Choosing Between Residential, Mobile and Datacenter Proxies
Residential Proxies
Residential proxies use IP addresses assigned to real home internet connections. They appear as normal user traffic and are much harder for Binance to flag. This is the most common recommendation for traders needing consistent access. They are slower than datacenter and more expensive.
Mobile Proxies
Mobile proxies use IPs from real cellular carriers. Because mobile networks share IPs across many users naturally, distinguishing individual traffic is difficult. These are the strongest choice for traders in higher-risk areas who prioritise clean connections. They are also the most expensive option.
Datacenter Proxies
Datacenter proxies are fast and cheap, but Binance has invested heavily in detecting them. They originate from server farms rather than real devices, which makes them straightforward to identify as non-human traffic. They can still work for casual browsing and API data collection, but they are more likely to be blocked for account access in restricted regions.
What to Watch For When Setting Up
Match Your Proxy Location to Your KYC Country
If your account was verified with documents from one country and your proxy routes you through another, the mismatch can trigger review. Choose a proxy address that lines up with the country on your account.
Use Sticky Sessions for Account Access
Proxies that rotate IPs frequently are useful for scraping and bot work, less useful for logins. For anything involving direct account access, use sticky sessions that hold the same IP throughout the session. Quality providers offer sessions up to 24 hours.
Test the Connection Before Trading
Before using real money, confirm that the proxy is not leaking your real IP and is functioning as expected. A basic IP leak test will show what Binance actually sees when you log in. Several free tools online can display your visible IP and location.
Disable GPS on Mobile
If you are using the Binance app on a mobile device, turn off location services for the app. GPS data reveals your true location, and if it does not match the proxy location, Binance’s system will notice.

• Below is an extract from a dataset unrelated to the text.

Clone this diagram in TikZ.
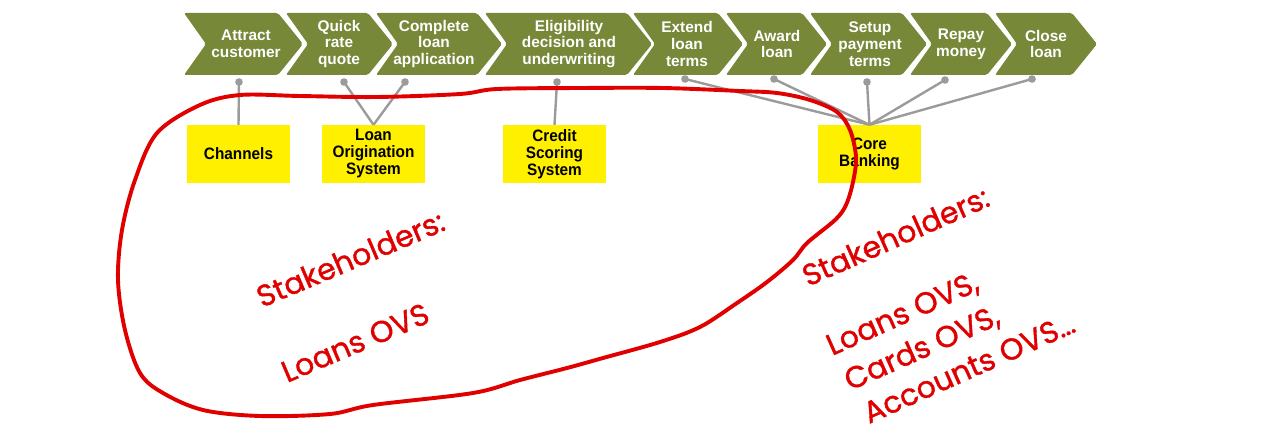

Pick a Provider With Clean IPs
Avoid free proxies. Their reputations are almost universally poor and their integrity questionable. Paid providers maintain IP pools and replace flagged addresses on an ongoing basis. Look for providers who are transparent about how they source IPs and who offer some form of IP quality filtering.
Final Thoughts
Proxy servers can be useful for traders dealing with Binance connectivity issues, but they are not a guaranteed solution and they come with real risks. The platform’s detection systems are more sophisticated than most users realise, and a poorly configured setup can create more problems than it solves, from repeated verification prompts to account freezes.
If you go this route, the setup matters more than the proxy itself. Having a proxy is not enough. Match the proxy location to your KYC country, use sticky sessions, and choose a provider with clean IPs for stability.
For most traders, residential proxies are the sensible starting point. They are reasonably reliable, sufficiently anonymous, and priced within reach. Traders in higher-risk regions or those needing additional trust signals may consider mobile proxies. Datacenter proxies are best reserved for tasks that do not involve direct account access.
The Nigerian context in particular calls for caution. Regulatory positions can change quickly, and traders who set up their connectivity today should also be prepared for the possibility that the ground shifts again. Backup plans, cold storage discipline, and awareness of the local legal landscape are as important as any proxy configuration.